Lane noted that it’s not necessarily your appearance that should concern you. Indeed, he poked fun at his own hair-do. But rather, it’s the image you portray regarding your passion for what you do.

“Find out what excites you — what gets you out of bed in the morning,” says Lane. “What is your passion? You need this fire to keep you going in this tough economy.”

And if people see your passion — coupled with your productivity, they may be hard pressed to cut you from the team.

Lane also outlined a list of seven Cs to further cement your place in the industry. While some may see these as soft skills, Lane stresses they are essential skills:

• Competence — It’s very important to reinforce your competency in the field. Make sure you continually learn by reading, attending meetings and asking questions.

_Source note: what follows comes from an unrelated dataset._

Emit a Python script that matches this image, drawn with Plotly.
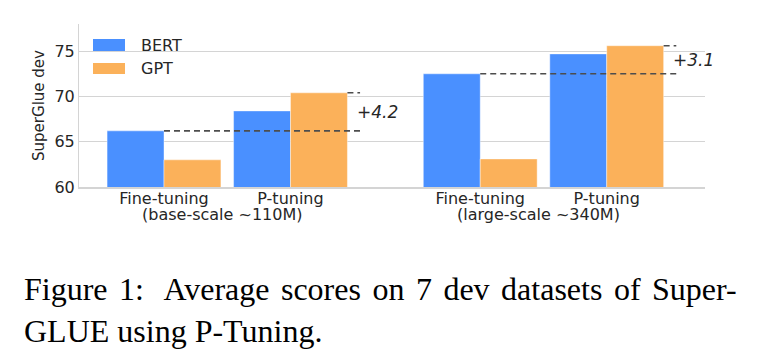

• Courage — You need to be able to lead in new directions and take risks. Failure goes hand-in-hand with courage. The key is knowing how to fail and then continue on your way.

• Collaboration — The chemical industry crosses many disciplines and the teams are very dynamic. Having the ability to span many boundaries is a critical tool.

• Communication — All significant transactions occur between humans. It’s important to have good communication skills to influence outcomes.

• Commitment — Staying the course will bring great reward.

• Competitive — You don’t have to sabotage the competition. But you must be motivated to be successful.

• Creativity — Force yourself to think outside of the box. Lane quoted Einstein: “Imagination is more important than knowledge. For while knowledge defines all we currently know and understand, imagination points to all we might yet discover and create.”